At some point in life we all find ourselves having to think seriously about our options for old age. We all want to retain as much independence as possible so most people dread the thought of ending up in residential care homes. Some people are happy to move in with their children—if the children are happy with that—but most find it much more satisfying to continue to live life on their own terms. Thankfully, the growth of retirement communities means that today’s retirees have a better option. Moving into a community like this means finding a home where you can continue to enjoy life for the rest of your days.
How retirement communities work
When you move into a retirement community you can either rent or buy a one or two person home there, and there are usually flexible membership options that determine which other facilities you want to sign up for.

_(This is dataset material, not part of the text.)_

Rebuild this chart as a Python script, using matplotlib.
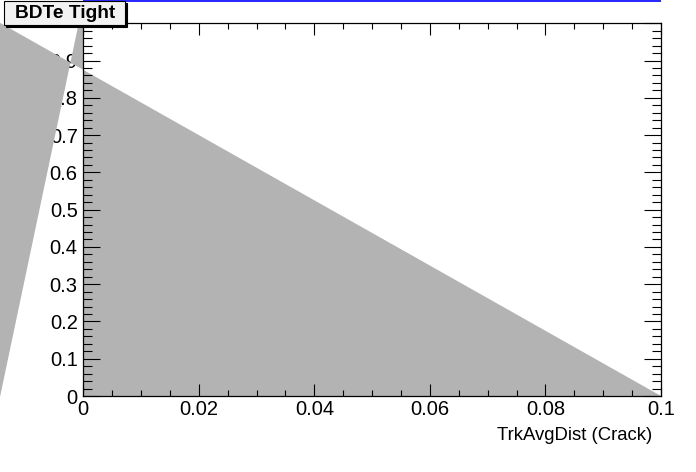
import matplotlib
matplotlib.use("Agg")
import matplotlib.pyplot as plt
from matplotlib.patches import Polygon, Rectangle
from matplotlib.ticker import FixedLocator, MultipleLocator

plt.rcParams['font.family'] = ['Liberation Sans', 'DejaVu Sans']

# ---- data ----
title = "BDTe Tight"
xlabel = "TrkAvgDist (Crack)"
x_ticks = [0.0, 0.02, 0.04, 0.06, 0.08, 0.1]
x_tick_labels = ["0", "0.02", "0.04", "0.06", "0.08", "0.1"]
y_ticks = [0.0, 0.1, 0.2, 0.3, 0.4, 0.5, 0.6, 0.7, 0.8, 0.9]
y_tick_labels = ["0", "0.1", "0.2", "0.3", "0.4", "0.5", "0.6", "0.7", "0.8", "0.9"]

# filled efficiency region (main, inside frame)
main_x = [0.0, 0.0, 0.1]
main_y = [0.0, 0.875, 0.0]
# stray fill pieces that spill outside the frame on the left
left_x = [-0.03, -0.0171, -0.00223, -0.03]
left_y = [-0.2, -0.2, 0.8945, 1.1375]
sliver_x = [-0.00223, 0.0, 0.0, -0.0008]
sliver_y = [0.8945, 0.875, 1.0, 1.0]
# blue reference line above the frame
blue_x = [0.0, 0.1]
blue_y = [1.0605, 1.0605]

W, H = 696, 472
fig = plt.figure(figsize=(W / 100, H / 100), dpi=100)
ax = fig.add_axes([83.3 / W, (H - 396) / H, (661 - 83.3) / W, (396 - 23.3) / H])
ax.set_xlim(0, 0.1)
ax.set_ylim(0, 1.0)

gray = '#b3b3b3'
ax.add_patch(Polygon(list(zip(main_x, main_y)), closed=True, facecolor=gray,
                     edgecolor='none', zorder=1))
ax.add_patch(Polygon(list(zip(left_x, left_y)), closed=True, facecolor=gray,
                     edgecolor='none', zorder=2, clip_on=False))
ax.add_patch(Polygon(list(zip(sliver_x, sliver_y)), closed=True, facecolor=gray,
                     edgecolor='none', zorder=2, clip_on=False))

ax.plot(blue_x, blue_y, color='#0000ff', lw=1.2, clip_on=False, zorder=3,
        solid_capstyle='butt')

ax.xaxis.set_major_locator(FixedLocator(x_ticks))
ax.set_xticklabels(x_tick_labels)
ax.xaxis.set_minor_locator(MultipleLocator(0.005))
ax.yaxis.set_major_locator(FixedLocator(y_ticks + [1.0]))
ax.set_yticklabels(y_tick_labels + [""])
ax.yaxis.set_minor_locator(MultipleLocator(0.02))

for s in ax.spines.values():
    s.set_linewidth(0.9)

ax.tick_params(axis='both', which='both', direction='in', top=True, right=True,
               width=0.8, labelsize=14.5, colors='black')
ax.tick_params(axis='x', which='major', length=8.6, pad=3)
ax.tick_params(axis='x', which='minor', length=4.3)
ax.tick_params(axis='y', which='major', length=12.2, pad=4)
ax.tick_params(axis='y', which='minor', length=6.5)

fig.text(652.7 / W, (H - 440) / H, xlabel, ha='right', va='baseline', fontsize=13.3)

# title box with shadow
bx0, bx1, by0, by1 = 4, 125, 1, 25
fig.add_artist(Rectangle(((bx0 + 2) / W, (H - by1 - 2) / H), (bx1 - bx0) / W,
                         (by1 - by0) / H, transform=fig.transFigure,
                         facecolor='black', edgecolor='black', lw=0.8, zorder=10))
fig.add_artist(Rectangle((bx0 / W, (H - by1) / H), (bx1 - bx0) / W,
                         (by1 - by0) / H, transform=fig.transFigure,
                         facecolor='#f2f2f2', edgecolor='black', lw=0.8, zorder=11))
fig.text(15 / W, (H - 18.5) / H, title, ha='left', va='baseline', fontsize=13.8,
         fontweight='bold', zorder=12)

fig.savefig("out.png", dpi=100)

Some retirement communities have application policies designed to make sure they’re attracting the right kind of people, and some are themed around particular lifestyles—for instance, there are communities for Southern Baptists and communities for former academics—making it easier to choose a place where you’ll fit in. All these communities are designed to be as accessible as possible, with level pathways, ramps and lifts so that developing mobility problems are not a barrier to being active. Many have on-site stores or can arrange deliveries so you don’t have to go anywhere unless you want to, and they usually have vibrant social scenes.
When to take the plunge
If you’re thinking of moving to a community like this, you don’t have to wait until you’re starting to struggle. There are many healthy, active people in their sixties living in these places, and new arrivals keep things interesting. It’s wise to check out the quality of health facilities if you plan to stay there permanently, as most residents do, but that doesn’t mean you need to start using them straight away. As well as doctors on call and bookable on-site personal care provision, many retirement communities also offer facilities geared towards general well being, such as spas. They tend to be set amid beautiful surroundings so a lot of residents keep fit by regularly going walking.
Things to do
In a good retirement community, the beauty of the countryside is combined with the best aspects of urban life, so you’ll never run short of things to do. Sporting activities such as tennis, swimming and golf are common, and you’ll also find gentler activities like pool and Ping-Pong as well as card and board games for those with less energy. Dining facilities are always available (sometimes extending to home delivered catering for those who come to need it) and there’s usually at least one bar. Often there’s a library, which may stock films as well as books, and internet access is now pretty much universal, making it easy for you to keep in touch with friends and family members elsewhere. A retirement community isn’t a place people go to die—it’s a place where, no matter how old you are, you can really live.